▶ _Exercise requirements_
It is required that the lines from the top of the listing through the line with "PW, PH = W - L - R, H - T - B" be reproduced exactly, excluding pictures.

▶ _Provided data_
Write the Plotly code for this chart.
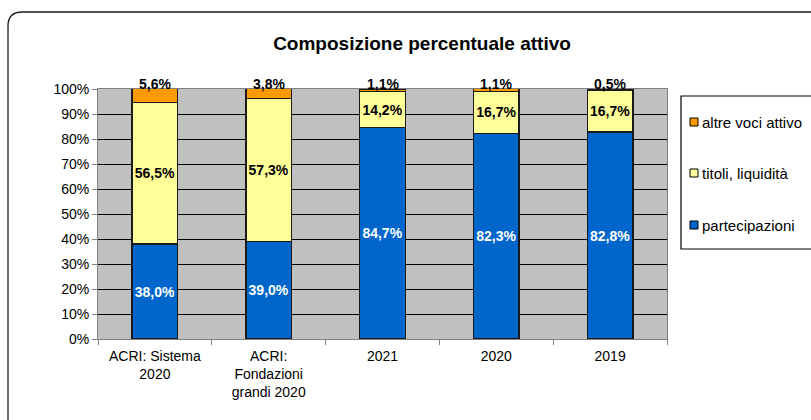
import plotly.graph_objects as go

categories = ["ACRI: Sistema<br>2020", "ACRI:<br>Fondazioni<br>grandi 2020", "2021", "2020", "2019"]
partecipazioni = [38.0, 39.0, 84.7, 82.3, 82.8]
titoli_liquidita = [56.5, 57.3, 14.2, 16.7, 16.7]
altre_voci = [5.6, 3.8, 1.1, 1.1, 0.5]

FONT = "Liberation Sans, Arial, sans-serif"
W, H = 811, 420
L, R, T, B = 98, 144, 89, 81
PW, PH = W - L - R, H - T - B


def fmt(v):
    return f"{v:.1f}%".replace(".", ",")


def px(x):
    return (x - L) / PW


def py(y):
    return (H - B - y) / PH


series = [
    ("partecipazioni", partecipazioni, "#0066CC", "white"),
    ("titoli, liquidità", titoli_liquidita, "#FFFF99", "black"),
    ("altre voci attivo", altre_voci, "#FF9900", "black"),
]

fig = go.Figure()
for i, (name, vals, color, tcolor) in enumerate(series):
    top = i == len(series) - 1
    fig.add_trace(go.Bar(
        x=categories, y=vals, name=name, showlegend=False,
        marker=dict(color=color, line=dict(color="#1a1a1a", width=1.3)),
        text=None if top else [fmt(v) for v in vals],
        textposition="inside", insidetextanchor="middle", textangle=0,
        constraintext="none", cliponaxis=False,
        textfont=dict(family=FONT, size=14, color=tcolor, weight="bold"),
    ))

# value labels for the top segment sit just above each stack
totals = [p + t + a for p, t, a in zip(partecipazioni, titoli_liquidita, altre_voci)]
for idx, (tot, v) in enumerate(zip(totals, altre_voci)):
    fig.add_annotation(x=idx, xref="x", y=min(tot, 100), yref="y", text=f"<b>{fmt(v)}</b>",
                       showarrow=False, yanchor="bottom", yshift=-5,
                       font=dict(family=FONT, size=14, color="black"))

fig.update_layout(
    width=W, height=H,
    margin=dict(l=L, r=R, t=T, b=B),
    barmode="stack", bargap=0.6,
    paper_bgcolor="white", plot_bgcolor="#C0C0C0",
    font=dict(family=FONT, size=14, color="black"),
    title=dict(text="<b>Composizione percentuale attivo</b>", x=px(422), xref="paper",
               xanchor="center", y=1 - 43 / H, yanchor="middle",
               font=dict(family=FONT, size=19)),
    uniformtext=dict(mode=False),
    showlegend=False,
)
fig.update_xaxes(type="category", tickson="boundaries", ticks="outside", ticklen=5,
                 tickcolor="#808080", showline=True, linecolor="#808080", mirror=True,
                 tickfont=dict(size=14), ticklabelstandoff=4)
fig.update_yaxes(range=[0, 100], dtick=10, ticksuffix="%", ticks="outside", ticklen=5,
                 tickcolor="#808080", showgrid=True, gridcolor="black", gridwidth=1,
                 showline=True, linecolor="#808080", mirror=True, zeroline=False,
                 tickfont=dict(size=14))

# legend box with swatches, listed top to bottom in reverse stacking order
fig.add_shape(type="rect", xref="paper", yref="paper",
              x0=px(681), x1=px(W + 20), y0=py(249), y1=py(96),
              line=dict(color="black", width=1.2), fillcolor="white")
legend_rows = [122, 173, 225]
for (name, _, color, _), row in zip(reversed(series), legend_rows):
    fig.add_shape(type="rect", xref="paper", yref="paper",
                  x0=px(690), x1=px(698), y0=py(row + 4), y1=py(row - 4),
                  line=dict(color="black", width=1), fillcolor=color)
    fig.add_annotation(x=px(700), y=py(row), xref="paper", yref="paper", text=name,
                       showarrow=False, xanchor="left", yanchor="middle",
                       font=dict(family=FONT, size=15, color="black"))

# outer chart frame with a rounded top-left corner
fx0, fy0, rad = px(8), py(12), 0.025
fig.add_shape(type="path", xref="paper", yref="paper",
              path=(f"M {fx0},{py(H + 20)} L {fx0},{fy0 - rad * PW / PH} "
                    f"Q {fx0},{fy0} {fx0 + rad},{fy0} L {px(W + 20)},{fy0}"),
              line=dict(color="#1a1a1a", width=1.3), fillcolor="rgba(0,0,0,0)", layer="below")

fig.write_html("out.html")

▶ _Correct response_
Write the Plotly code for this chart.
import plotly.graph_objects as go

categories = ["ACRI: Sistema<br>2020", "ACRI:<br>Fondazioni<br>grandi 2020", "2021", "2020", "2019"]
partecipazioni = [38.0, 39.0, 84.7, 82.3, 82.8]
titoli_liquidita = [56.5, 57.3, 14.2, 16.7, 16.7]
altre_voci = [5.6, 3.8, 1.1, 1.1, 0.5]

FONT = "Liberation Sans, Arial, sans-serif"
W, H = 811, 420
L, R, T, B = 98, 144, 89, 81
PW, PH = W - L - R, H - T - B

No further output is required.